European UnionSpeeches

Timothy Kirkhope – 2001 Contribution to the Future of Europe Debate

The contribution made by Timothy Kirkhope MEP on 7 September 2001.

Good public policy requires a vigorous preliminary debate. One of the problems with the European Union is the limited scope for proper debate. The moment any politician, party or grouping question anything, they are pigeon-holed as Eurosceptics or Europhiles rather than listened to as contributors to the on-going European debate. As a lawyer by profession, I am naturally “sceptical”, but would not accept the description “Eurosceptic” with all that entails. When I engage in debate, I think it is right to be at least quizzical about the merits of any proposal for my constituents. Scepticism is an important part of any debate and the problem with the EU is that there simply isn’t enough debate.

We have ‘debates’ in the European Parliament, but the scope of that debate is limited. With respect to my colleagues, no one will ever deliver brilliant oration on the need for enlargement or the case against the single currency when we are limited to one, or if we are very lucky, two minutes. Is the level of debate or the scrutiny of legislation any better in the Committees? ‘Scrutinising’: what does that mean? It often doesn’t mean, frankly, very much at all. In any case, which newspaper regularly covers the work of the Committees, as opposed to the alleged level of expenses? If this is the level of debate, how can we expect a proper debate about the future of Europe?

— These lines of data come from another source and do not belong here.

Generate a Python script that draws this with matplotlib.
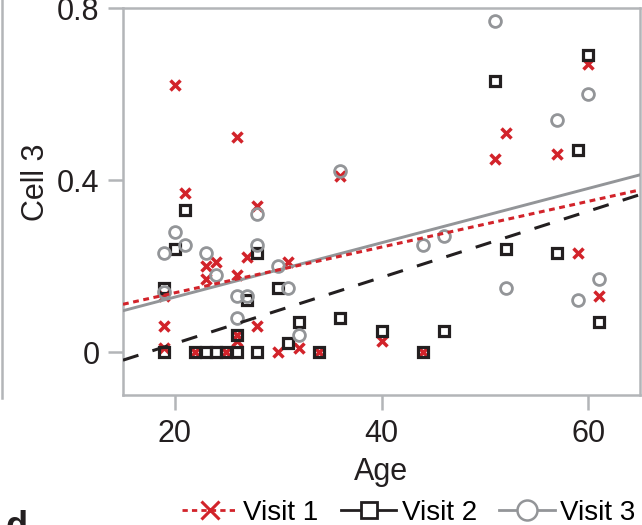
import matplotlib.pyplot as plt
from matplotlib.lines import Line2D

plt.rcParams['font.family'] = ['Liberation Sans', 'DejaVu Sans']

# data
v1_age = [19, 19, 19, 20, 21, 22, 23, 23, 24, 25, 26, 26, 26, 26, 27, 28, 28, 30, 31, 32,
          34, 36, 40, 44, 51, 52, 57, 59, 60, 61]
v1_val = [0.01, 0.06, 0.13, 0.62, 0.37, 0.0, 0.20, 0.17, 0.21, 0.0, 0.50, 0.18, 0.04, 0.025, 0.22, 0.34, 0.06, 0.0, 0.21, 0.01,
          0.0, 0.41, 0.025, 0.0, 0.45, 0.51, 0.46, 0.23, 0.67, 0.13]

v2_age = [19, 19, 20, 21, 22, 23, 24, 25, 26, 26, 27, 28, 28, 30, 31, 32, 34, 36, 40, 44,
          46, 51, 52, 57, 59, 60, 61]
v2_val = [0.0, 0.15, 0.24, 0.33, 0.0, 0.0, 0.0, 0.0, 0.0, 0.04, 0.12, 0.23, 0.0, 0.15, 0.02, 0.07, 0.0, 0.08, 0.05, 0.0,
          0.05, 0.63, 0.24, 0.23, 0.47, 0.69, 0.07]

v3_age = [19, 19, 20, 21, 23, 24, 26, 26, 27, 28, 28, 30, 31, 32, 36, 44, 46, 51, 52, 57,
          59, 60, 61]
v3_val = [0.23, 0.14, 0.28, 0.25, 0.23, 0.18, 0.13, 0.08, 0.13, 0.32, 0.25, 0.20, 0.15, 0.04, 0.42, 0.25, 0.27, 0.77, 0.15, 0.54,
          0.12, 0.60, 0.17]

# fitted lines, end points read at age 15 and 65
fit_age = [15, 65]
v1_fit = [0.111, 0.377]
v2_fit = [-0.019, 0.366]
v3_fit = [0.096, 0.412]

red = '#d2232a'
black = '#231f20'
gray = '#939598'
frame = '#b3b5b8'

fig = plt.figure(figsize=(6.42, 5.25), dpi=100)
ax = fig.add_axes([123/642, 1-395/525, 517/642, 387/525])

ax.plot(v1_age, v1_val, ls='none', marker='x', ms=7.5, mew=2.5, color=red, zorder=2)
ax.plot(v2_age, v2_val, ls='none', marker='s', ms=7, mew=2.3, mfc='none', mec=black, zorder=2)
ax.plot(v3_age, v3_val, ls='none', marker='o', ms=8.5, mew=2, mfc='none', mec=gray, zorder=2)

ax.plot(fit_age, v3_fit, color=gray, lw=2.1, zorder=3)
ax.plot(fit_age, v1_fit, color=red, lw=2.2, dashes=(1.9, 1.5), zorder=3)
ax.plot(fit_age, v2_fit, color=black, lw=2.2, dashes=(5.3, 4.8), zorder=3)

ax.set_xlim(15, 65)
ax.set_ylim(-0.1, 0.8)
ax.set_xticks([20, 40, 60])
ax.set_yticks([0, 0.4, 0.8])
ax.set_yticklabels(['0', '0.4', '0.8'])

for s in ax.spines.values():
    s.set_color(frame)
    s.set_linewidth(1.8)
ax.tick_params(colors=frame, width=1.8, length=11, labelsize=22, labelcolor=black, pad=6)

ax.set_xlabel('Age', fontsize=22, color=black)
ax.set_ylabel('Cell 3', fontsize=22, color=black)
ax.xaxis.set_label_coords(0.5, -0.16)
ax.yaxis.set_label_coords(-0.14, 0.55)

handles = [
    Line2D([], [], color=red, lw=2, dashes=(1.9, 1.5), marker='x', ms=7, mew=2.2),
    Line2D([], [], color=black, lw=2, marker='s', ms=6.5, mew=2, mfc='white', mec=black),
    Line2D([], [], color=gray, lw=2, marker='o', ms=8, mew=1.8, mfc='white', mec=gray),
]
fig.legend(handles, ['Visit 1', 'Visit 2', 'Visit 3'], loc='center', bbox_to_anchor=(0.637, 1-513/525),
           ncol=3, frameon=False, fontsize=20, markerscale=1.8, handlelength=2.0,
           handletextpad=0.2, columnspacing=0.8, borderpad=0)

# neighbouring panel edge and cut-off panel letter
fig.add_artist(Line2D([2/642, 2/642], [1, 1-398/525], color=frame, lw=1.8, transform=fig.transFigure))
fig.text(0.008, 1-510/525, 'd', fontsize=26, fontweight='bold', color=black, va='top')

plt.savefig('out.png', dpi=100)
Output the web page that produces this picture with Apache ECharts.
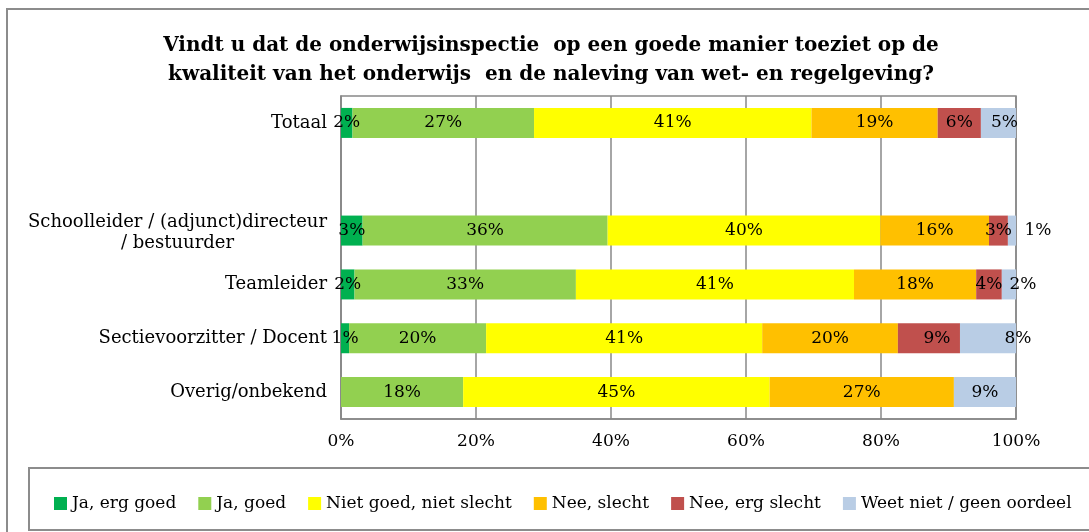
<!DOCTYPE html>
<html>
<head>
<meta charset="utf-8">
<script src="https://cdn.jsdelivr.net/npm/echarts@6/dist/echarts.min.js"></script>
<style>
  html, body { margin: 0; padding: 0; background: #fff; }
  #chart { width: 1089px; height: 532px; }
</style>
</head>
<body>
<div id="chart"></div>
<script>
// categories, top to bottom (the empty one is the gap under Totaal)
const categories = [
  "Totaal",
  "",
  "Schoolleider / (adjunct)directeur\n/ bestuurder",
  "Teamleider",
  "Sectievoorzitter / Docent",
  "Overig/onbekend"
];
const seriesNames = [
  "Ja, erg goed",
  "Ja, goed",
  "Niet goed, niet slecht",
  "Nee, slecht",
  "Nee, erg slecht",
  "Weet niet / geen oordeel"
];
// percentages per answer, same order as categories
const jaErgGoed    = [1.7, null, 3.2, 2.0, 1.2, 0];
const jaGoed       = [26.9, null, 36.3, 32.8, 20.3, 18.1];
const nietGoedNiet = [41.1, null, 40.4, 41.2, 40.9, 45.4];
const neeSlecht    = [18.7, null, 16.1, 18.1, 20.1, 27.3];
const neeErgSlecht = [6.4, null, 2.8, 3.8, 9.2, 0];
const weetNiet     = [5.2, null, 1.2, 2.1, 8.3, 9.2];
const xTicks = [0, 20, 40, 60, 80, 100];

const colors = ["#00B050", "#92D050", "#FFFF00", "#FFC000", "#C0504D", "#B9CDE5"];
const allValues = [jaErgGoed, jaGoed, nietGoedNiet, neeSlecht, neeErgSlecht, weetNiet];

// labels that were nudged to the right in the original
const labelShift = { 5: { 2: 26, 3: 14, 4: 30, 0: 6 }, 4: { 4: 8 } };

const font = "DejaVu Serif";
const chart = echarts.init(document.getElementById("chart"));

const series = allValues.map((vals, si) => ({
  name: seriesNames[si],
  type: "bar",
  stack: "total",
  barWidth: 30,
  itemStyle: { color: colors[si] },
  label: {
    show: true,
    position: "inside",
    color: "#000",
    fontFamily: font,
    fontSize: 17,
    formatter: p => (p.value ? Math.round(p.value) + "%" : "")
  },
  data: vals.map((v, ci) => {
    const shift = labelShift[si] && labelShift[si][ci];
    return shift ? { value: v, label: { offset: [shift, 0] } } : v;
  })
}));

chart.setOption({
  animation: false,
  textStyle: { fontFamily: font },
  title: {
    text: "Vindt u dat de onderwijsinspectie  op een goede manier toeziet op de\nkwaliteit van het onderwijs  en de naleving van wet- en regelgeving?",
    left: 546,
    textAlign: "center",
    top: 26,
    textStyle: { fontFamily: font, fontWeight: "bold", fontSize: 20, lineHeight: 29, color: "#000" }
  },
  graphic: [
    { type: "rect", shape: { x: 7, y: 9, width: 1100, height: 540 },
      style: { fill: null, stroke: "#8c8c8c", lineWidth: 2 }, silent: true },
    { type: "rect", shape: { x: 29, y: 468, width: 1080, height: 62 },
      style: { fill: null, stroke: "#8c8c8c", lineWidth: 2 }, silent: true }
  ],
  legend: {
    data: seriesNames,
    left: 49,
    top: 490,
    itemWidth: 13,
    itemHeight: 13,
    itemGap: 22,
    icon: "rect",
    textStyle: { fontFamily: font, fontSize: 17, color: "#000" }
  },
  grid: {
    left: 341, right: 73, top: 96, bottom: 113,
    show: true, borderColor: "#888", borderWidth: 1.5,
    containLabel: false
  },
  xAxis: {
    type: "value",
    min: 0, max: 100, interval: 20,
    axisLine: { show: true, lineStyle: { color: "#888", width: 1.5 } },
    axisTick: { show: false },
    splitLine: { show: true, lineStyle: { color: "#888", width: 1.5 } },
    axisLabel: {
      margin: 14,
      color: "#000",
      fontFamily: font,
      fontSize: 17,
      formatter: v => (xTicks.includes(v) ? v + "%" : "")
    }
  },
  yAxis: {
    type: "category",
    inverse: true,
    data: categories,
    axisLine: { show: true, lineStyle: { color: "#888", width: 1.5 } },
    axisTick: { show: false },
    axisLabel: {
      margin: 14,
      color: "#000",
      fontFamily: font,
      fontSize: 18,
      align: "right",
      formatter: v => {
        const lines = v.split("\n");
        if (lines.length === 1) return "{c|" + v + "}";
        return lines.map((s, i) => (i === 0 ? "{f|" : "{c|") + s + "}").join("\n");
      },
      rich: {
        c: { align: "center", fontFamily: font, fontSize: 18, lineHeight: 25, color: "#000" },
        f: { align: "center", fontFamily: font, fontSize: 18, lineHeight: 25, padding: [8, 0, 0, 0], color: "#000" }
      }
    }
  },
  series: series
});
</script>
</body>
</html>
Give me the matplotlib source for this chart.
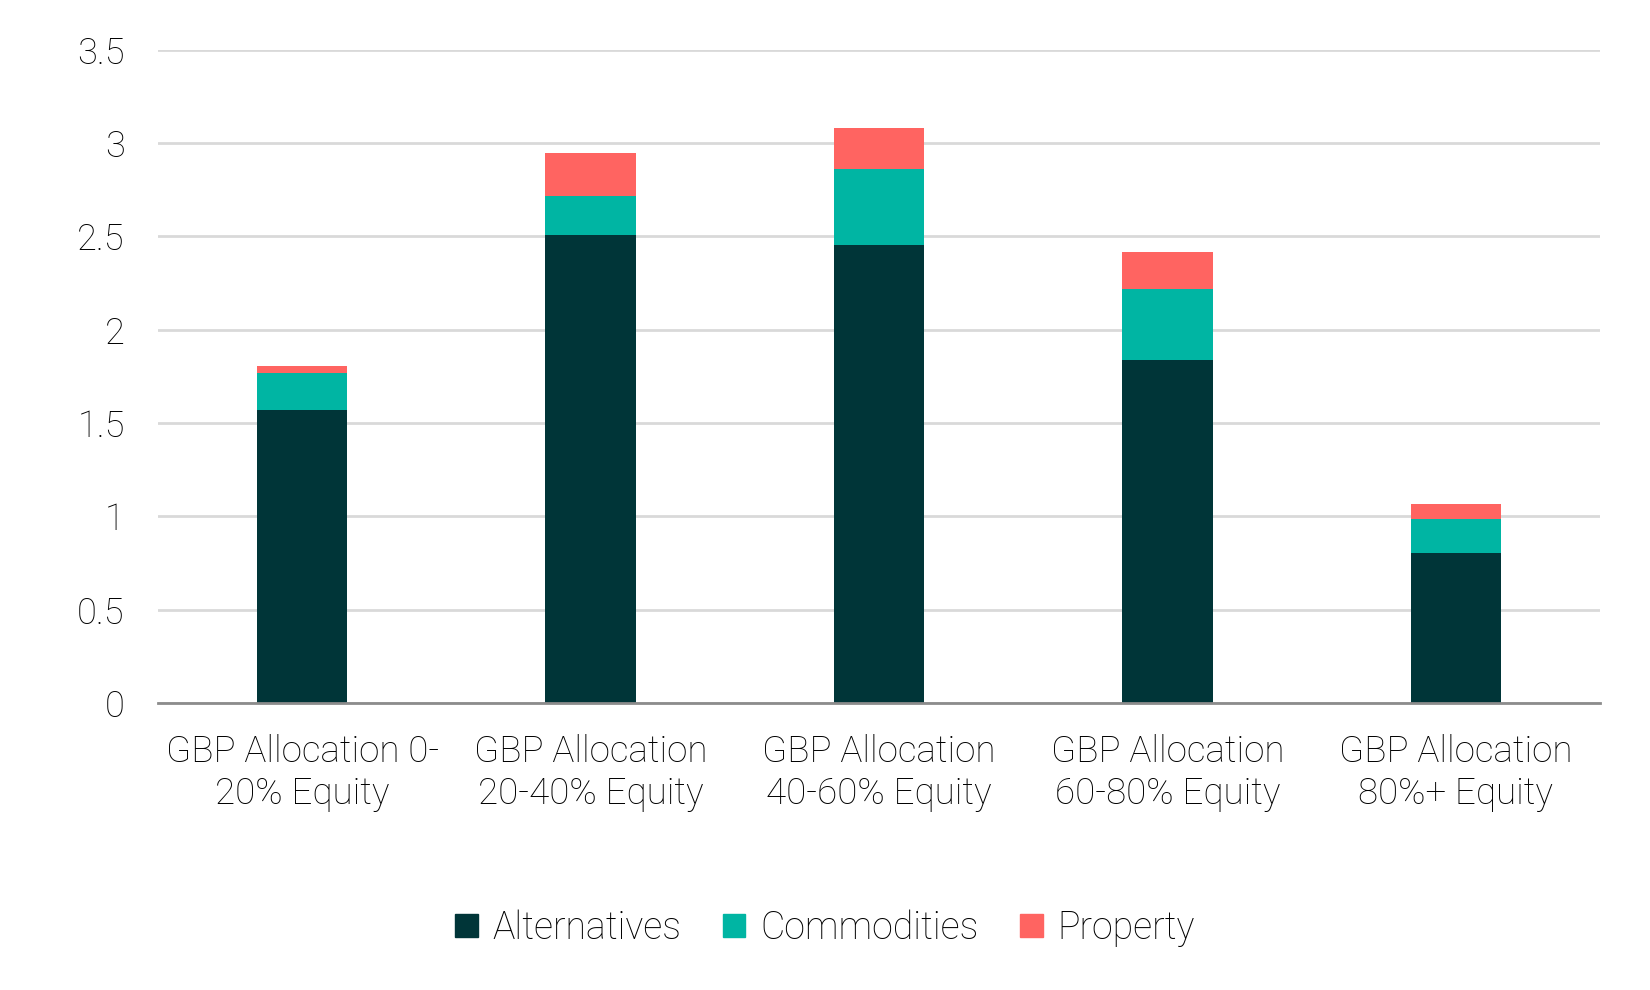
import numpy as np
import matplotlib.pyplot as plt
from matplotlib.patches import Patch

# Chart data.
categories = ['GBP Allocation 0-\n20% Equity', 'GBP Allocation\n20-40% Equity',
              'GBP Allocation\n40-60% Equity', 'GBP Allocation\n60-80% Equity',
              'GBP Allocation\n80%+ Equity']
alternatives = [1.567, 2.505, 2.454, 1.837, 0.801]
commodities = [0.202, 0.213, 0.405, 0.382, 0.185]
property_ = [0.038, 0.228, 0.223, 0.197, 0.081]
series_names = ['Alternatives', 'Commodities', 'Property']
colors = ['#003538', '#00b5a3', '#ff6461']
y_ticks = [0, 0.5, 1, 1.5, 2, 2.5, 3, 3.5]
y_tick_labels = ['0', '0.5', '1', '1.5', '2', '2.5', '3', '3.5']

plt.rcParams['font.family'] = ['Roboto', 'DejaVu Sans']
plt.rcParams['font.weight'] = 'light'

fig = plt.figure(figsize=(16.5, 9.9), dpi=100)
ax = fig.add_axes([158 / 1650, 1 - 703 / 990, 1442 / 1650, (703 - 49.5) / 990])

x = np.arange(len(categories))
width = 0.314
bottom = np.zeros(len(categories))
for values, name, color in zip([alternatives, commodities, property_], series_names, colors):
    ax.bar(x, values, width, bottom=bottom, color=color, label=name, zorder=3)
    bottom += np.array(values)

ax.set_xlim(-0.5, len(categories) - 0.5)
ax.set_ylim(0, 3.5)
ax.set_yticks(y_ticks)
ax.set_yticklabels(y_tick_labels, fontsize=26, color='#000000')
ax.set_xticks(x)
ax.set_xticklabels(categories, fontsize=26.5, color='#000000', linespacing=1.22)
ax.tick_params(axis='both', length=0)
ax.tick_params(axis='y', pad=24)
ax.tick_params(axis='x', pad=22)

ax.grid(axis='y', color='#d9d9d9', linewidth=2, zorder=0)
for side in ['top', 'right', 'left']:
    ax.spines[side].set_visible(False)
ax.spines['bottom'].set_color('#8c8c8c')
ax.spines['bottom'].set_linewidth(2)
ax.spines['bottom'].set_zorder(4)

handles = [Patch(color=c, label=n) for c, n in zip(colors, series_names)]
fig.legend(handles=handles, loc='center', bbox_to_anchor=(0.5, 1 - 928 / 990), ncol=3,
           frameon=False, fontsize=27, handlelength=0.6, handleheight=0.6,
           handletextpad=0.4, columnspacing=1.1)

fig.savefig('out.png', dpi=100)
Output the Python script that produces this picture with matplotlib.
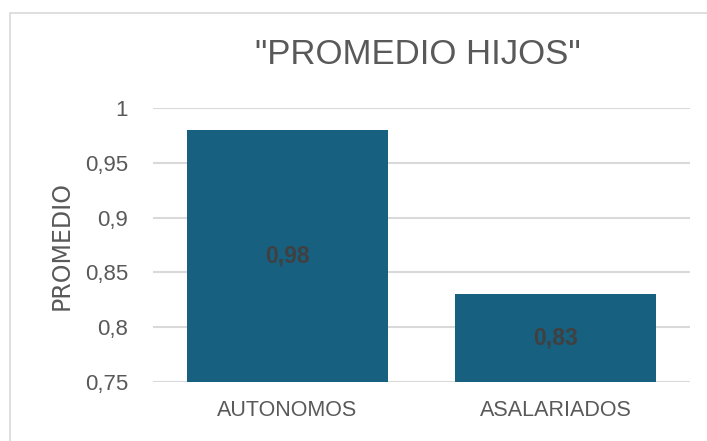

Rushed legislation is often poor legislation because it hasn’t been properly thought through. For example, when I was a Home Office Minister in the last Conservative Government in the United Kingdom, we introduced new controls on firearms following the Dunblane massacre. Looking back, this was “knee-jerk legislation”. With more debate (and with the benefit of hindsight) we would have approached things differently.

I believe that the EU is suffering from a similar problem. It is rushing through a vision without properly considering the practicalities. This can be seen in two areas of European public policy: the Charter of Fundamental Rights and the European Rapid Reaction Force.

As a member of the Charter of Fundamental Rights Convention, I welcomed the emphasis placed on the protection of human rights, but I worry about its compatibility with the European Convention of Human Rights. We are in a situation where we have two sets of human rights law: we have the Convention set up by the Council of Europe and the Charter established by the European Union. Both the Charter and the Convention deal with the same area of law but with different wording. Why does the competence of the EU need to include an area that is dealt with satisfactorily by the Council of Europe? Two sets of human rights law will undoubtedly harm rather than help the very people it was designed to protect.

Similarly, would a separate European Rapid Reaction Force help or harm the security of the peoples of Europe? The resolution of the Balkans conflict was brought about through NATO not the EU. “Exactly,” argue supporters of the new defence initiative, “that’s why we need an independent European defence force.” I argue the reverse. Only if we maintain our links with NATO, and through NATO our links with countries outside the EU, will we guarantee maximum security for the peoples of Britain and Europe. Why does the competence of the EU need to include an area which NATO already excels in?

It is true that some countries are more enthusiastic about European integration than the British, but this does not mean that Britain’s horizons end at the Channel. Britain is a permanent member of the United Nations Security Council, a member of NATO and one of the G8, and the Queen is Head of the Commonwealth. Britain and the British Conservative Party is internationalist in outlook. But we are worried that the creation of a European Federal State would reduce British horizons rather than expand them. Does accepting the EU’s Charter of Fundamental Rights mean rejecting the non-EU members of the Council of Europe? Is support for a European Rapid Reaction Force a rebuff to our NATO allies? People assume that support for ‘ever closer union’ entails internationalism. I believe that Britain’s internationalism should be pursued through the European Union as well as through other international groups.

The Conservative Party’s opposition to a European Federal State is also grounded in its natural scepticism towards the institutions of the European Union. We passionately believe in democracy and accountability and for that reason we support the development of the Ombudsmen to act as a ‘check’ on the institutions on behalf of the peoples of Europe. We also recognise that the applicant countries have made massive sacrifices to adopt the acquis communautaire and we want to ensure that the enlargement process is not used as an excuse by the institutions to increase their power. For this reason, we welcome Neil Kinnock’s report but we do not think it goes far enough. A much more radical approach is needed to check the institutions and ensure the long-term prosperity of the European Union.

Politicians are supposed to be answerable to the people: I am, I always have been and I will continue to be as long as I serve my constituents. This duty includes a proper debate to prevent a simplistic approach to the future of Europe with its accompanying harmful effects. The Conservative Party will continue to argue the case for a free enterprise, free trading Europe, with more checks on the institutions and more accountability to the people; and we will also voice our united opposition to a European Federal State as part of the debate that Europe so desperately needs.